Interparliamentary co-operation, in which our own Lord Speaker has taken a leading role, has a part to play. It may not have executive power, but it can bring powerful influences to bear on those who do, and if it can improve mutual understanding and make differing approaches compatible, it will be very well worthwhile.
However, what is needed above all from the Government is steadfast, clear direction and genuinely co-operative working in a constitutionally stable environment. That is exactly what we do not have, and it seems that we have precious little hope of it. The last two and a half years have been desperately difficult in so many ways, and the economic and cost of living crisis seems likely to be with us for some time. But it is precisely in such circumstances that we look to government for calm proportionality and fixity of purpose.
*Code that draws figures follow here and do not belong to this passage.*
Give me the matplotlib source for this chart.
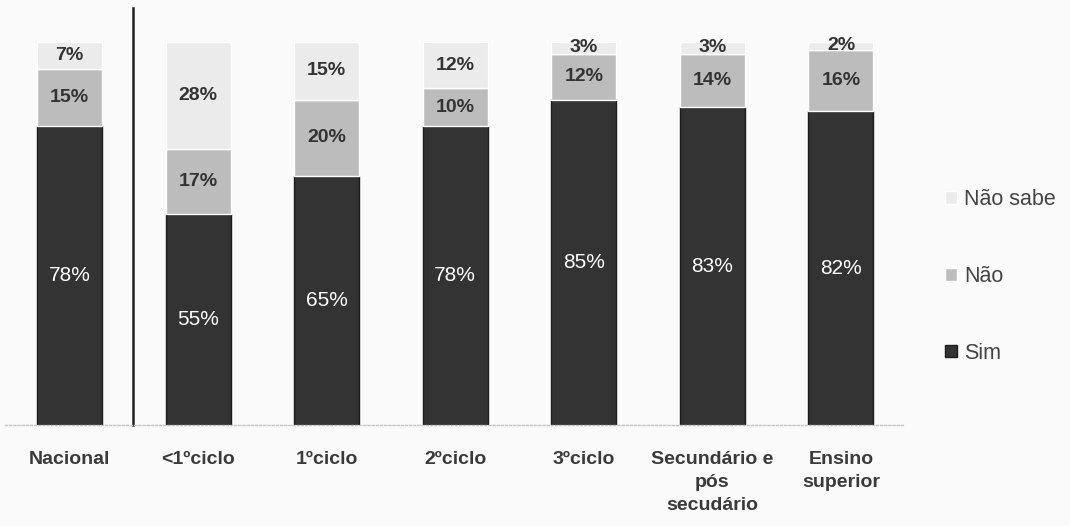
import matplotlib.pyplot as plt

plt.rcParams['font.family'] = ['Liberation Sans Narrow', 'Liberation Sans', 'DejaVu Sans']

categorias = ['Nacional', '<1ºciclo', '1ºciclo', '2ºciclo', '3ºciclo',
              'Secundário e\npós\nsecudário', 'Ensino\nsuperior']
sim = [78, 55, 65, 78, 85, 83, 82]
nao = [15, 17, 20, 10, 12, 14, 16]
nao_sabe = [7, 28, 15, 12, 3, 3, 2]

c_sim = '#333333'
c_nao = '#bcbcbc'
c_ns = '#ebebeb'

fig = plt.figure(figsize=(10.7, 5.26), dpi=100, facecolor='#fafafa')
ax = fig.add_axes([0.005, 0.192, 0.841, 0.728])
ax.set_facecolor('#fafafa')

x = list(range(len(categorias)))
w = 0.505
base_nao = sim
base_ns = [s + n for s, n in zip(sim, nao)]

b1 = ax.bar(x, sim, w, color=c_sim, edgecolor='#1c1c1c', linewidth=1, label='Sim')
b2 = ax.bar(x, nao, w, bottom=base_nao, color=c_nao, edgecolor='white', linewidth=1, label='Não')
b3 = ax.bar(x, nao_sabe, w, bottom=base_ns, color=c_ns, edgecolor='white', linewidth=1, label='Não sabe')

for i in x:
    ax.text(i, sim[i] / 2, f'{sim[i]}%', ha='center', va='center',
            color='white', fontsize=15)
    ax.text(i, base_nao[i] + nao[i] / 2, f'{nao[i]}%', ha='center', va='center',
            color='#333333', fontsize=14, fontweight='bold')
    ax.text(i, base_ns[i] + nao_sabe[i] / 2, f'{nao_sabe[i]}%', ha='center', va='center',
            color='#333333', fontsize=14, fontweight='bold')

ax.set_xlim(-0.5, 6.5)
ax.set_ylim(0, 100)
ax.set_xticks(x)
ax.set_xticklabels(categorias, fontsize=14, fontweight='bold', color='#3a3a3a',
                   linespacing=1.45)
ax.tick_params(axis='x', length=0, pad=19)
ax.set_yticks([])
for s in ['top', 'right', 'left']:
    ax.spines[s].set_visible(False)
ax.spines['bottom'].set_color('#c4c4c4')
ax.spines['bottom'].set_linestyle((0, (1.5, 1.5)))
ax.spines['bottom'].set_linewidth(1)

# separador entre o total nacional e os níveis de escolaridade
ax.axvline(0.49, ymin=0, ymax=1.089, color='#222222', linewidth=1.8, clip_on=False)

leg = fig.legend(handles=[b3, b2, b1], loc='center left', bbox_to_anchor=(0.865, 0.475),
                 frameon=False, fontsize=15.5, labelspacing=2.6, handlelength=0.55,
                 handleheight=0.55, handletextpad=0.35, labelcolor='#444444')

fig.savefig('out.png', dpi=100, facecolor=fig.get_facecolor())
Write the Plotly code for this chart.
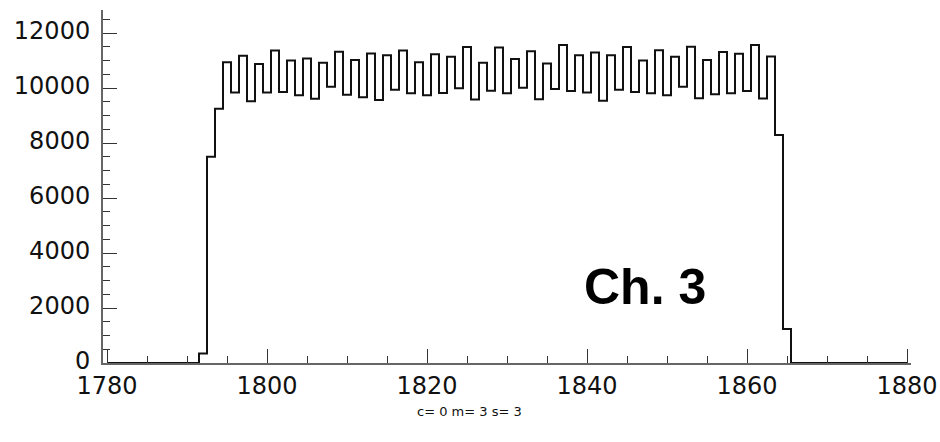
import plotly.graph_objects as go

# Bin centres (unit-wide bins from 1780 to 1880)
bin_centers = list(range(1780, 1881))

# Counts per bin
counts_left_zero = [0] * 12  # 1780..1791
counts_signal = [
    350, 7500, 9250,                      # 1792..1794
    10940, 9840, 11180, 9520, 10880, 9840, 11370, 9860, 11000, 9740,   # 1795..1804
    11080, 9610, 10920, 10050, 11320, 9760, 11020, 9670, 11260, 9570,  # 1805..1814
    11190, 9940, 11370, 9810, 10940, 9740, 11230, 9820, 11140, 9990,   # 1815..1824
    11490, 9580, 10920, 9900, 11480, 9810, 11060, 10010, 11340, 9590,  # 1825..1834
    10890, 9970, 11570, 9890, 11190, 9840, 11290, 9540, 11190, 9940,   # 1835..1844
    11490, 9860, 11000, 9810, 11380, 9740, 11140, 10050, 11500, 9630,  # 1845..1854
    11020, 9780, 11310, 9810, 11250, 9890, 11570, 9620, 11150,         # 1855..1863
    8290, 1240,                           # 1864..1865
]
counts_right_zero = [0] * 15  # 1866..1880
counts = counts_left_zero + counts_signal + counts_right_zero

x_range = [1779.5, 1880.5]
y_range = [0, 12840]
x_tick_vals = [1780, 1800, 1820, 1840, 1860, 1880]
y_tick_vals = [0, 2000, 4000, 6000, 8000, 10000, 12000]

fig = go.Figure()
fig.add_trace(go.Scatter(
    x=bin_centers, y=counts, mode="lines",
    line=dict(color="#111111", width=2, shape="hvh"),
    showlegend=False, hoverinfo="skip",
))

axis_font = dict(family="DejaVu Sans", size=24, color="#111111")

fig.update_xaxes(
    range=x_range, tickmode="array", tickvals=x_tick_vals,
    ticktext=[str(v) for v in x_tick_vals],
    ticks="inside", ticklen=14, tickwidth=1.3, tickcolor="#333333",
    minor=dict(ticks="inside", ticklen=7, dtick=5, tick0=1780, tickcolor="#333333", tickwidth=1.3),
    showline=True, linecolor="#666666", linewidth=2, mirror=False,
    showgrid=False, zeroline=False, tickfont=axis_font, automargin=False,
)
fig.update_yaxes(
    range=y_range, tickmode="array", tickvals=y_tick_vals,
    ticktext=[str(v) for v in y_tick_vals],
    ticks="inside", ticklen=14, tickwidth=1.3, tickcolor="#333333",
    minor=dict(ticks="inside", ticklen=7, dtick=500, tick0=0, tickcolor="#333333", tickwidth=1.3),
    showline=True, linecolor="#666666", linewidth=2, mirror=False,
    showgrid=False, zeroline=False, tickfont=axis_font, ticklabelstandoff=6,
    ticklabelshift=-2, automargin=False,
)

fig.add_annotation(
    x=1847.2, y=2760, xref="x", yref="y", text="<b>Ch. 3</b>",
    showarrow=False, xanchor="center", yanchor="middle",
    font=dict(family="Liberation Sans", size=50, color="#000000"),
)
fig.add_annotation(
    x=0.454, y=-0.136, xref="paper", yref="paper", text="c= 0 m= 3 s= 3",
    showarrow=False, xanchor="center", yanchor="middle",
    font=dict(family="DejaVu Sans", size=13, color="#111111"),
)

fig.update_layout(
    width=940, height=442,
    margin=dict(l=103, r=29, t=10, b=79),
    plot_bgcolor="white", paper_bgcolor="white",
)

fig.write_html("out.html")
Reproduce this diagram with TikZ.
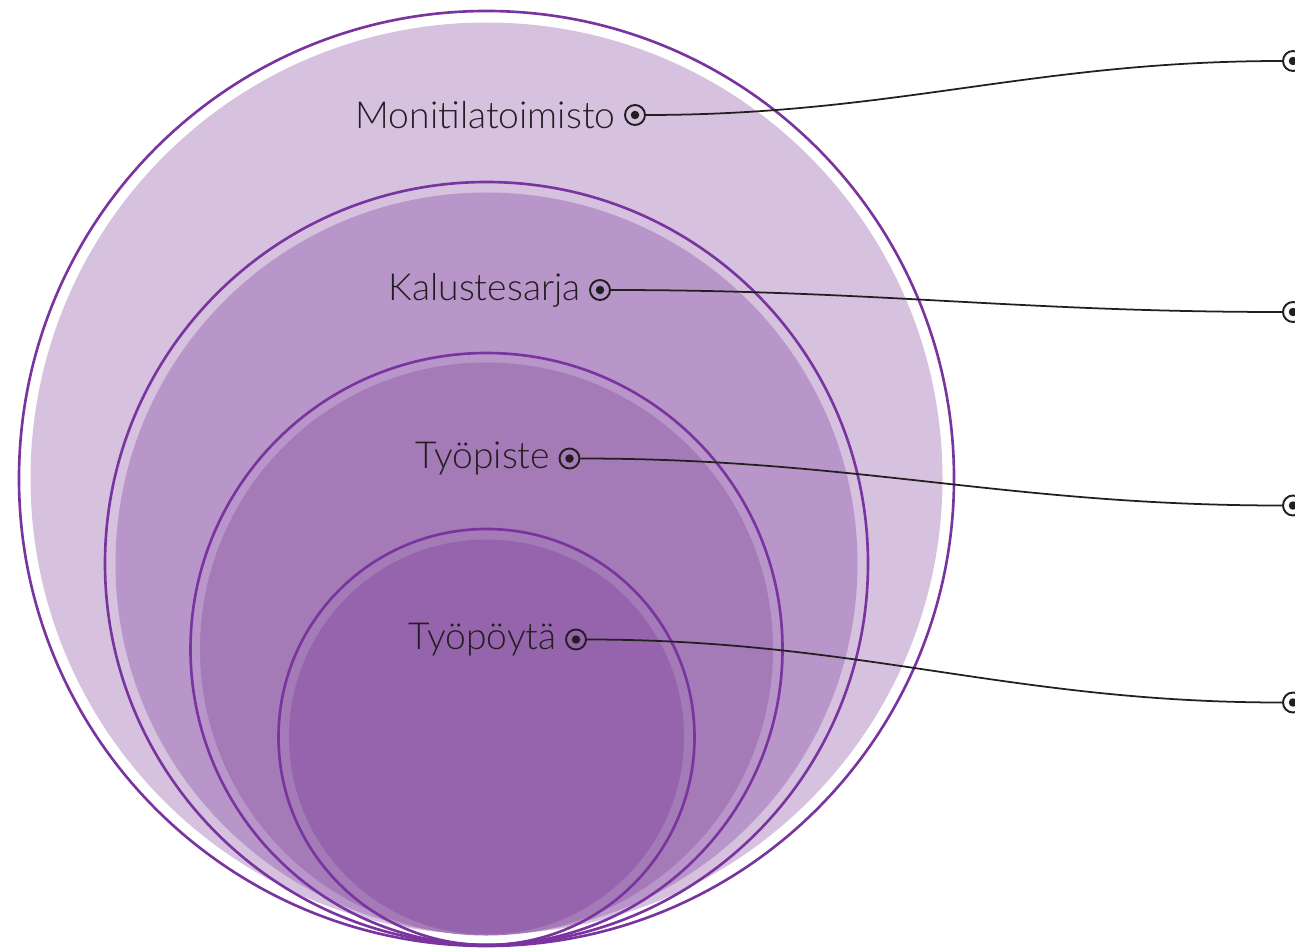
\documentclass[tikz,border=0pt]{standalone}
\usepackage{fontspec}
\setmainfont{Lato}[UprightFont=* Light]
\definecolor{rim}{HTML}{7A349F}
\definecolor{fillA}{HTML}{D6C1DF}
\definecolor{fillB}{HTML}{B996C9}
\definecolor{fillC}{HTML}{A47AB7}
\definecolor{fillD}{HTML}{9664AC}
\definecolor{ink}{HTML}{231F20}
\begin{document}
\begin{tikzpicture}[
  rimline/.style={draw=rim, line width=1.5pt},
  bullseye/.style={circle, draw=ink, line width=1.1pt, minimum size=0.4cm, inner sep=0pt,
    path picture={\fill[ink] (path picture bounding box.center) circle(0.085cm);}},
  link/.style={draw=ink, line width=1pt},
  every label/.style={text=ink, font=\fontsize{21.2}{26}\selectfont, inner sep=1pt},
  label distance=0.13cm]

\useasboundingbox (0,0) rectangle (25.9,18.98);

% Set A
\fill[fillA] (9.73,9.41) circle(9.12cm);
\draw[rimline] (9.73,9.41) circle(9.35cm);

% Set B
\fill[fillB] (9.73,7.71) circle(7.42cm);
\draw[rimline] (9.73,7.71) circle(7.63cm);

% Set C
\fill[fillC] (9.73,6.00) circle(5.73cm);
\draw[rimline] (9.73,6.00) circle(5.92cm);

% Set D
\fill[fillD] (9.73,4.24) circle(3.95cm);
\draw[rimline] (9.73,4.24) circle(4.16cm);

\node[bullseye, label={left:Monitilatoimisto}] (A) at (12.70,16.68) {};
\node[bullseye, label={left:Kalustesarja}]     (B) at (12.00,13.18) {};
\node[bullseye, label={left:Työpiste}]         (C) at (11.39,9.81) {};
\node[bullseye, label={left:Työpöytä}]         (D) at (11.52,6.19) {};

\node[bullseye] (W) at (25.86,17.76) {};
\node[bullseye] (X) at (25.86,12.74) {};
\node[bullseye] (Y) at (25.86,8.87) {};
\node[bullseye] (Z) at (25.86,4.93) {};

\draw[link] (A) to[out=0,in=180] (W);
\draw[link] (B) to[out=0,in=180] (X);
\draw[link] (C) to[out=0,in=180] (Y);
\draw[link] (D) to[out=0,in=180] (Z);

\end{tikzpicture}
\end{document}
Instead, we have government by announcement; frequent policy U-turns, sometimes within the span of a single day; constant shoot-from-the-hip legislation, with sweeping powers given to Ministers for often unspecified purposes; shredded standards of conduct, as was clear from the earlier debate; an unlawful Prorogation; the taking of powers to override international law and solemnly concluded international agreements; and wild and ignorant suggestions, such as your Lordships deploying to York, which was roundly and rightly condemned by the noble Lord, Lord Norton of Louth, and others who spoke in his debate last week.
At the same time, our fears are meant to be assuaged by news such as the return of imperial measures—perhaps to go with the imperial condescension I mentioned a moment ago. Incidentally, I should tell noble Lords that I have been drinking excellent Herefordshire cider in imperial pints for very many years, EU or no EU.
If any theme can be made out in this maelstrom, it is one of greater centralisation and indeed presidentialism—although the fact that the Prime Minister is also Minister for the Union may strike your Lordships as one of those things which are beyond parody.
Thanks to the noble Lord, Lord Wigley, we may have had a sneak preview of the Minister’s reply to this debate, as he spoke on this subject on 9 June. I hope that it will not be exactly the same, tempting as that may be, because in its centenary year and in its present form, much more has to be done to preserve the union and all that it can deliver for the citizens of this United Kingdom. That is a task of which the Government have to show themselves not only worthy but capable. I beg to move.
My Lords, I shall not attempt a retrospective of this afternoon’s debate—given the scope of opinion and experience involved, that would be an entirely impractical idea—but I am very happy to thank the Minister for his detailed reply. Like other noble Lords, perhaps I may single out the right reverend Prelate the Bishop of Blackburn. I entirely endorse the eloquent words earlier of the noble Lord, Lord Cormack. When the right reverend Prelate leaves us, perhaps to embark on a new career as stellar as his present one, he will know that he takes with him the warmest good wishes of every Member of this House.
I am very grateful to all noble Lords who have taken part in this debate, and to my Cross-Bench colleagues who voted for this as one of the topics to be debated. I hope that your Lordships will see fit to approve the Motion.